Im not trying to be an asshole or anything (i know it seems like it here), but I dont think writing

Cows are raped & slaughtered for butter ~~the more you know!~~

with a slightly condescending undertone on a messageboard thread about popcorn is the smartest way to go about this

It's all bad no matter how it happens and it's completely unneeded, therefore it's all unacceptable.

Cows can be raped?

Do we send cow rapists to cow jail? If a cow is in a field with a bull, do we arrest the bull pre- or post- mount?

Come the fuck on buddy, obviously they are talking about humans forcefully impregnating cows to force them to produce milk.

Humans have the capability to understand the consequences of our actions, other animals don't.

why are you minimizing rape & sexual assault?
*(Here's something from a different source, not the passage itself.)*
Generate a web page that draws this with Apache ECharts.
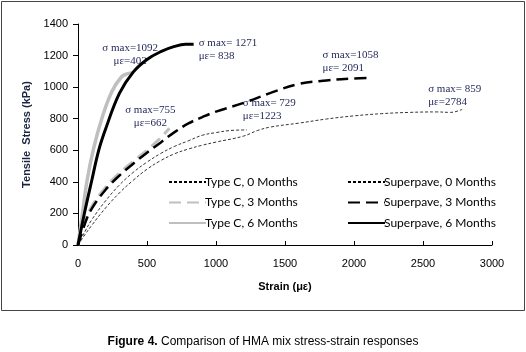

Being against sexual assault of cows minimizes it how?

By equating artificial insemination in cattle to rape.

You're just using shock tactics to garner attention. Do you even care about how your minimization affects rape & sex assualt survivors?

Sexually assaulting cows is bad just as sexually assaulting people is bad, no minimizing.

Even on the fediverse people absolutely refuse to hear about the animal abuse they support everyday..

Come the fuck on people, stop being reactionary and think about it for a minute.

The point is to be conscious about the shit you're eating and where it comes from, not to demonize butter or animal products on the whole. Factory farming is a horrid practice that I don't support but I've worked with local livestock outfits for 15 years and see the care they put into production. Not every pound of butter is wrought on a life of pure suffering, and to reject the fundamental role of death in life's process is just a bizarre and sterile approach to living.